» **Material**
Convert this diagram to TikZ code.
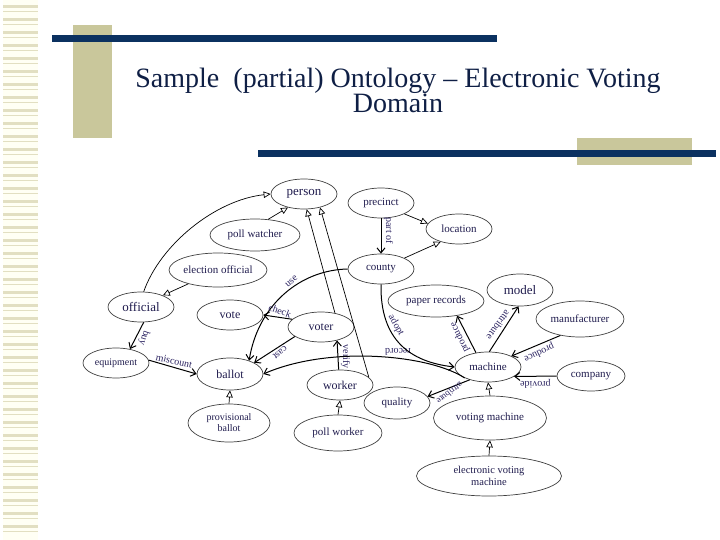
\documentclass[tikz,border=0pt]{standalone}
\usepackage{fontspec}
\setmainfont{Liberation Serif}
\usetikzlibrary{shapes.geometric, arrows.meta}

\begin{document}
\begin{tikzpicture}[x=1pt, y=-1pt,
    concept/.style={ellipse, draw=outlineColour, line width=0.7pt, inner sep=0pt,
        minimum width=66pt, minimum height=30pt, align=center, text=nodeTextColour,
        font=\fontsize{11}{11.5}\selectfont},
    bigconcept/.style={concept, font=\fontsize{13}{14}\selectfont},
    isa/.style={draw=black, line width=0.7pt, -{Triangle[open, length=7pt, width=6.5pt, fill=white]}},
    rel/.style={draw=black, line width=1pt, -{Straight Barb[length=5pt, width=8pt]}},
    lbl/.style={font=\fontsize{10}{10}\selectfont, text=labelColour, inner sep=2.5pt},
    titletext/.style={font=\fontsize{28}{28}\selectfont, text=titleColour, inner sep=0pt}]
    % Define colours
    \definecolor{navyColour}{HTML}{0B3160}
    \definecolor{tanColour}{HTML}{C9C79B}
    \definecolor{stripeColour}{HTML}{E2DFC2}
    \definecolor{paleColour}{HTML}{FFFFF4}
    \definecolor{outlineColour}{HTML}{404040}
    \definecolor{nodeTextColour}{HTML}{1F1B4D}
    \definecolor{labelColour}{HTML}{2A2260}
    \definecolor{titleColour}{HTML}{0F1F45}

    % Fix page size
    \useasboundingbox (0,0) rectangle (720,540);

    % Draw side stripes
    \fill[paleColour] (3,0) rectangle (38,540);
    \foreach \y in {5,18,...,535}
        \fill[stripeColour] (3,\y) rectangle (38,\y+3);
    \foreach \y in {11,24,...,535}
        \draw[stripeColour, line width=0.6pt] (3,\y) -- (38,\y);

    % Draw header bars
    \fill[tanColour] (73,25) rectangle (112,138);
    \fill[tanColour] (577,138) rectangle (692,165);
    \fill[navyColour] (52,35) rectangle (497,42);
    \fill[navyColour] (258,150) rectangle (716,157);

    % Title
    \node[titletext, anchor=base] (titleA) at (398,88) {Sample\ \ (partial) Ontology – Electronic Voting};
    \node[titletext, anchor=base] (titleB) at (398,113) {Domain};

    % Concepts
    \node[bigconcept] (person) at (304,194) {person};
    \node[concept] (precinct) at (381,203) {precinct};
    \node[concept] (location) at (459,229) {location};
    \node[concept, minimum width=90pt, minimum height=32pt] (pollwatcher) at (255,235) {poll watcher};
    \node[concept, minimum width=98pt, minimum height=34pt] (electionofficial) at (218,270) {election official};
    \node[concept] (county) at (381,269) {county};
    \node[bigconcept] (official) at (141,307) {official};
    \node[concept, font=\fontsize{12}{13}\selectfont] (vote) at (230,315) {vote};
    \node[concept, font=\fontsize{12}{13}\selectfont] (voter) at (321,327) {voter};
    \node[concept, minimum width=96pt, minimum height=32pt] (paperrecords) at (436,301) {paper records};
    \node[bigconcept, minimum height=32pt] (model) at (520,290) {model};
    \node[concept, minimum width=88pt, minimum height=36pt] (manufacturer) at (580,319) {manufacturer};
    \node[concept, font=\fontsize{10}{11}\selectfont] (equipment) at (116,363) {equipment};
    \node[concept, minimum height=32pt, font=\fontsize{12}{13}\selectfont] (ballot) at (230,374) {ballot};
    \node[concept, font=\fontsize{12}{13}\selectfont] (worker) at (340,385) {worker};
    \node[concept] (machine) at (488,367) {machine};
    \node[concept, minimum width=68pt] (company) at (591,376) {company};
    \node[concept, minimum height=32pt] (quality) at (397,403) {quality};
    \node[concept, minimum width=82pt, minimum height=38pt, font=\fontsize{10}{11}\selectfont] (provisionalballot) at (229,423) {provisional\\ballot};
    \node[concept, minimum width=88pt, minimum height=36pt] (pollworker) at (338,433) {poll worker};
    \node[concept, minimum width=113pt, minimum height=44pt] (votingmachine) at (490,418) {voting machine};
    \node[concept, minimum width=145pt, minimum height=40pt, font=\fontsize{10.5}{12}\selectfont] (evmachine) at (489,476) {electronic voting\\machine};

    % Is-a links
    \draw[isa] (official.80) .. controls (160,245) and (215,200) .. (person.west);
    \draw[isa] (pollwatcher.50) -- (person.-140);
    \draw[isa] (electionofficial.-155) -- (official.28);
    \draw[isa] (voter.45) -- (person.-80);
    \draw[isa] (worker.15) -- (person.-40);
    \draw[isa] (precinct.-25) -- (location.170);
    \draw[isa] (county.25) -- (location.-145);
    \draw[isa] (provisionalballot.north) -- (ballot.south);
    \draw[isa] (pollworker.north) -- (worker.south);
    \draw[isa] (votingmachine.north) -- (machine.south);
    \draw[isa] (evmachine.north) -- (votingmachine.south);

    % Relations
    \draw[rel] (precinct.south) -- node[lbl, pos=0.35, rotate=-90, above] {part of} (county.north);
    \draw[rel] (county.west) .. controls (300,270) and (258,305) .. node[lbl, pos=0.4, rotate=40, above] {use} (ballot.35);
    \draw[rel] (voter.165) -- node[lbl, pos=0.5, rotate=-20, above] {check} (vote.east);
    \draw[rel] (voter.200) -- node[lbl, pos=0.45, rotate=218, above] {cast} (ballot.25);
    \draw[rel] (official.-80) -- node[lbl, pos=0.5, rotate=-109, above] {buy} (equipment.45);
    \draw[rel] (equipment.5) -- node[lbl, pos=0.5, rotate=-12, above] {miscount} (ballot.west);
    \draw[rel] (worker.95) -- node[lbl, pos=0.45, rotate=-90, above] {verify} (voter.-40);
    \draw[rel] (machine.205) .. controls (430,355) and (330,345) .. node[lbl, pos=0.4, rotate=180, below] {record} (ballot.east);
    \draw[rel] (county.south) .. controls (380,340) and (410,362) .. node[lbl, pos=0.33, rotate=-60, above] {adopt} (machine.west);
    \draw[rel] (machine.130) -- node[lbl, pos=0.5, rotate=116, above] {produce} (paperrecords.-35);
    \draw[rel] (machine.85) -- node[lbl, pos=0.5, rotate=234, below] {attribute} (model.-95);
    \draw[rel] (manufacturer.-140) -- node[lbl, pos=0.5, rotate=205, above] {produce} (machine.25);
    \draw[rel] (company.west) -- node[lbl, pos=0.5, rotate=180, above] {provide} (machine.-20);
    \draw[rel] (machine.215) -- node[lbl, pos=0.55, rotate=217, above, font=\fontsize{9}{9}\selectfont, inner sep=1.5pt] {attribute} (quality.12);

\end{tikzpicture}
\end{document}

» **Short problem**
Every line of text is to be repeated exactly; pictures are left out.

» **Exercise result**
Convert this diagram to TikZ code.
\documentclass[tikz,border=0pt]{standalone}
\usepackage{fontspec}
\setmainfont{Liberation Serif}
\usetikzlibrary{shapes.geometric, arrows.meta}

\begin{document}
\begin{tikzpicture}[x=1pt, y=-1pt,
    concept/.style={ellipse, draw=outlineColour, line width=0.7pt, inner sep=0pt,
        minimum width=66pt, minimum height=30pt, align=center, text=nodeTextColour,
        font=\fontsize{11}{11.5}\selectfont},
    bigconcept/.style={concept, font=\fontsize{13}{14}\selectfont},
    isa/.style={draw=black, line width=0.7pt, -{Triangle[open, length=7pt, width=6.5pt, fill=white]}},
    rel/.style={draw=black, line width=1pt, -{Straight Barb[length=5pt, width=8pt]}},
    lbl/.style={font=\fontsize{10}{10}\selectfont, text=labelColour, inner sep=2.5pt},
    titletext/.style={font=\fontsize{28}{28}\selectfont, text=titleColour, inner sep=0pt}]
    % Define colours
    \definecolor{navyColour}{HTML}{0B3160}
    \definecolor{tanColour}{HTML}{C9C79B}
    \definecolor{stripeColour}{HTML}{E2DFC2}
    \definecolor{paleColour}{HTML}{FFFFF4}
    \definecolor{outlineColour}{HTML}{404040}
    \definecolor{nodeTextColour}{HTML}{1F1B4D}
    \definecolor{labelColour}{HTML}{2A2260}
    \definecolor{titleColour}{HTML}{0F1F45}

    % Fix page size
    \useasboundingbox (0,0) rectangle (720,540);

    % Draw side stripes
    \fill[paleColour] (3,0) rectangle (38,540);
    \foreach \y in {5,18,...,535}
        \fill[stripeColour] (3,\y) rectangle (38,\y+3);
    \foreach \y in {11,24,...,535}
        \draw[stripeColour, line width=0.6pt] (3,\y) -- (38,\y);

    % Draw header bars
    \fill[tanColour] (73,25) rectangle (112,138);
    \fill[tanColour] (577,138) rectangle (692,165);
    \fill[navyColour] (52,35) rectangle (497,42);
    \fill[navyColour] (258,150) rectangle (716,157);

    % Title
    \node[titletext, anchor=base] (titleA) at (398,88) {Sample\ \ (partial) Ontology – Electronic Voting};
    \node[titletext, anchor=base] (titleB) at (398,113) {Domain};

    % Concepts
    \node[bigconcept] (person) at (304,194) {person};
    \node[concept] (precinct) at (381,203) {precinct};
    \node[concept] (location) at (459,229) {location};
    \node[concept, minimum width=90pt, minimum height=32pt] (pollwatcher) at (255,235) {poll watcher};
    \node[concept, minimum width=98pt, minimum height=34pt] (electionofficial) at (218,270) {election official};
    \node[concept] (county) at (381,269) {county};
    \node[bigconcept] (official) at (141,307) {official};
    \node[concept, font=\fontsize{12}{13}\selectfont] (vote) at (230,315) {vote};
    \node[concept, font=\fontsize{12}{13}\selectfont] (voter) at (321,327) {voter};
    \node[concept, minimum width=96pt, minimum height=32pt] (paperrecords) at (436,301) {paper records};
    \node[bigconcept, minimum height=32pt] (model) at (520,290) {model};
    \node[concept, minimum width=88pt, minimum height=36pt] (manufacturer) at (580,319) {manufacturer};
    \node[concept, font=\fontsize{10}{11}\selectfont] (equipment) at (116,363) {equipment};
    \node[concept, minimum height=32pt, font=\fontsize{12}{13}\selectfont] (ballot) at (230,374) {ballot};
    \node[concept, font=\fontsize{12}{13}\selectfont] (worker) at (340,385) {worker};
    \node[concept] (machine) at (488,367) {machine};
    \node[concept, minimum width=68pt] (company) at (591,376) {company};
    \node[concept, minimum height=32pt] (quality) at (397,403) {quality};
    \node[concept, minimum width=82pt, minimum height=38pt, font=\fontsize{10}{11}\selectfont] (provisionalballot) at (229,423) {provisional\\ballot};
    \node[concept, minimum width=88pt, minimum height=36pt] (pollworker) at (338,433) {poll worker};
    \node[concept, minimum width=113pt, minimum height=44pt] (votingmachine) at (490,418) {voting machine};
    \node[concept, minimum width=145pt, minimum height=40pt, font=\fontsize{10.5}{12}\selectfont] (evmachine) at (489,476) {electronic voting\\machine};

    % Is-a links
    \draw[isa] (official.80) .. controls (160,245) and (215,200) .. (person.west);
    \draw[isa] (pollwatcher.50) -- (person.-140);
    \draw[isa] (electionofficial.-155) -- (official.28);
    \draw[isa] (voter.45) -- (person.-80);
    \draw[isa] (worker.15) -- (person.-40);
    \draw[isa] (precinct.-25) -- (location.170);
    \draw[isa] (county.25) -- (location.-145);
    \draw[isa] (provisionalballot.north) -- (ballot.south);
    \draw[isa] (pollworker.north) -- (worker.south);
    \draw[isa] (votingmachine.north) -- (machine.south);
    \draw[isa] (evmachine.north) -- (votingmachine.south);

    % Relations
    \draw[rel] (precinct.south) -- node[lbl, pos=0.35, rotate=-90, above] {part of} (county.north);
    \draw[rel] (county.west) .. controls (300,270) and (258,305) .. node[lbl, pos=0.4, rotate=40, above] {use} (ballot.35);
    \draw[rel] (voter.165) -- node[lbl, pos=0.5, rotate=-20, above] {check} (vote.east);
    \draw[rel] (voter.200) -- node[lbl, pos=0.45, rotate=218, above] {cast} (ballot.25);
    \draw[rel] (official.-80) -- node[lbl, pos=0.5, rotate=-109, above] {buy} (equipment.45);
    \draw[rel] (equipment.5) -- node[lbl, pos=0.5, rotate=-12, above] {miscount} (ballot.west);
    \draw[rel] (worker.95) -- node[lbl, pos=0.45, rotate=-90, above] {verify} (voter.-40);
    \draw[rel] (machine.205) .. controls (430,355) and (330,345) .. node[lbl, pos=0.4, rotate=180, below] {record} (ballot.east);
    \draw[rel] (county.south) .. controls (380,340) and (410,362) .. node[lbl, pos=0.33, rotate=-60, above] {adopt} (machine.west);
    \draw[rel] (machine.130) -- node[lbl, pos=0.5, rotate=116, above] {produce} (paperrecords.-35);
    \draw[rel] (machine.85) -- node[lbl, pos=0.5, rotate=234, below] {attribute} (model.-95);
    \draw[rel] (manufacturer.-140) -- node[lbl, pos=0.5, rotate=205, above] {produce} (machine.25);
    \draw[rel] (company.west) -- node[lbl, pos=0.5, rotate=180, above] {provide} (machine.-20);
    \draw[rel] (machine.215) -- node[lbl, pos=0.55, rotate=217, above, font=\fontsize{9}{9}\selectfont, inner sep=1.5pt] {attribute} (quality.12);

\end{tikzpicture}
\end{document}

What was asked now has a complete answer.